[GOAL]
Copy exactly the lines from the beginning of the data down to and including the line holding "const height = 420;", without any pictures.

[PROVIDED DATA]
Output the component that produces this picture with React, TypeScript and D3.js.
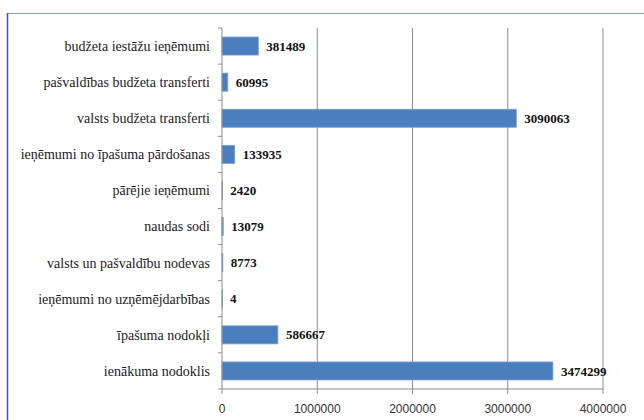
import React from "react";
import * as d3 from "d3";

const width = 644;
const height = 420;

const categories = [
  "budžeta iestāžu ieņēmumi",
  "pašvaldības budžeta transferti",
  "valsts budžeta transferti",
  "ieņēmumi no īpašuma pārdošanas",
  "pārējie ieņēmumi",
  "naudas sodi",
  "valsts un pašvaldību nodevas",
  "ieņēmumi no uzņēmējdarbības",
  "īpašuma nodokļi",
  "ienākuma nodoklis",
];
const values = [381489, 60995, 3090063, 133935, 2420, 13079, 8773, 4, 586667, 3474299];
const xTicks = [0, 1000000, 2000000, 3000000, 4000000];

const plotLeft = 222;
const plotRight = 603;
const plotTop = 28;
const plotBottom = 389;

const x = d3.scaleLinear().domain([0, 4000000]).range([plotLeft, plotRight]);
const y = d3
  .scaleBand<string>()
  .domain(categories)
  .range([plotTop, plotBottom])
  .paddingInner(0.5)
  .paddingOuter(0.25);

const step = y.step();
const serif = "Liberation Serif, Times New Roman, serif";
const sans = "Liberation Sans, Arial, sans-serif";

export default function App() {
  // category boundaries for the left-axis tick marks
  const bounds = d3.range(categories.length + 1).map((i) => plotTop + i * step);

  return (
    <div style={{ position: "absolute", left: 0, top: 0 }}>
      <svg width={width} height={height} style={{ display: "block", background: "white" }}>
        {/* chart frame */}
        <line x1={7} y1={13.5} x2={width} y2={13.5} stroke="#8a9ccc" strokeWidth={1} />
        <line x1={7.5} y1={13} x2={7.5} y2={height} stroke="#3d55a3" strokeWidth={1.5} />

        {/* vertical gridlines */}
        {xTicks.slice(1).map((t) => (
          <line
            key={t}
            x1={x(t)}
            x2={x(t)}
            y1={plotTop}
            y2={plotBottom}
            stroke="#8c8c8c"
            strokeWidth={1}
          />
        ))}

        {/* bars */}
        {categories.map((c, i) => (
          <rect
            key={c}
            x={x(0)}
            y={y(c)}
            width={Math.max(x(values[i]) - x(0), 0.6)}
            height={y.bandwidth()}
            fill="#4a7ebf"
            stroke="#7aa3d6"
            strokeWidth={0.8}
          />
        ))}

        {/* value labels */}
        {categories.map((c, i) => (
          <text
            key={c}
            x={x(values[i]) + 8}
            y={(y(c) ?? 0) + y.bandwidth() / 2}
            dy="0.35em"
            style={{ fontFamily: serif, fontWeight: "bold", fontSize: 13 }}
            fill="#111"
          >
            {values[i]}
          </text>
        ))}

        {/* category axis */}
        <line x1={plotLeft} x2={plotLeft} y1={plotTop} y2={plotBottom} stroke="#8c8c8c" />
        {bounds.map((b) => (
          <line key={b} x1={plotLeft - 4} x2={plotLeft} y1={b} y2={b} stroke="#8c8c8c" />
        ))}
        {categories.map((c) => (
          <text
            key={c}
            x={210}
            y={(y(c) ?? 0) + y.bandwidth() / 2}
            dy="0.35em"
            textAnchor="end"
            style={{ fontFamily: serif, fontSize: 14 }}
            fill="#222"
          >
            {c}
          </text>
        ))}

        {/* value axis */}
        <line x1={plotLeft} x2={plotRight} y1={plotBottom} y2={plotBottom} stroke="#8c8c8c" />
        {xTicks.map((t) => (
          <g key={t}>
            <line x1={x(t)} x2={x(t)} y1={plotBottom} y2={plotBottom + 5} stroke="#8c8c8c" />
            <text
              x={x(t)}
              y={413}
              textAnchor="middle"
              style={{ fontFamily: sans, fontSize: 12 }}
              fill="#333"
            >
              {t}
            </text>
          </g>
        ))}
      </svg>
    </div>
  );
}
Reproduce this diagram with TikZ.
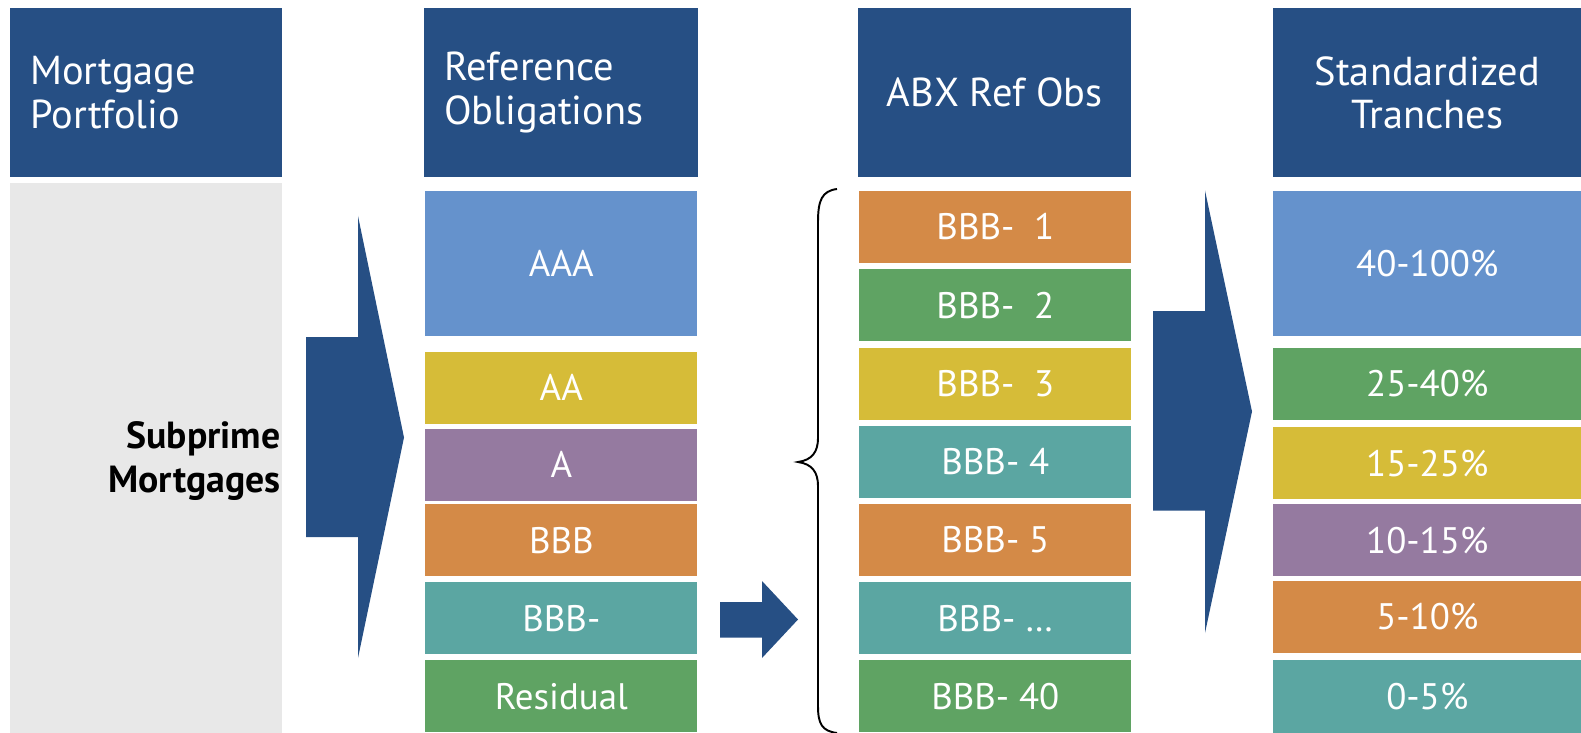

[CORRECT OUTPUT]
Output the component that produces this picture with React, TypeScript and D3.js.
import React from "react";
import * as d3 from "d3";

const width = 644;
const height = 420;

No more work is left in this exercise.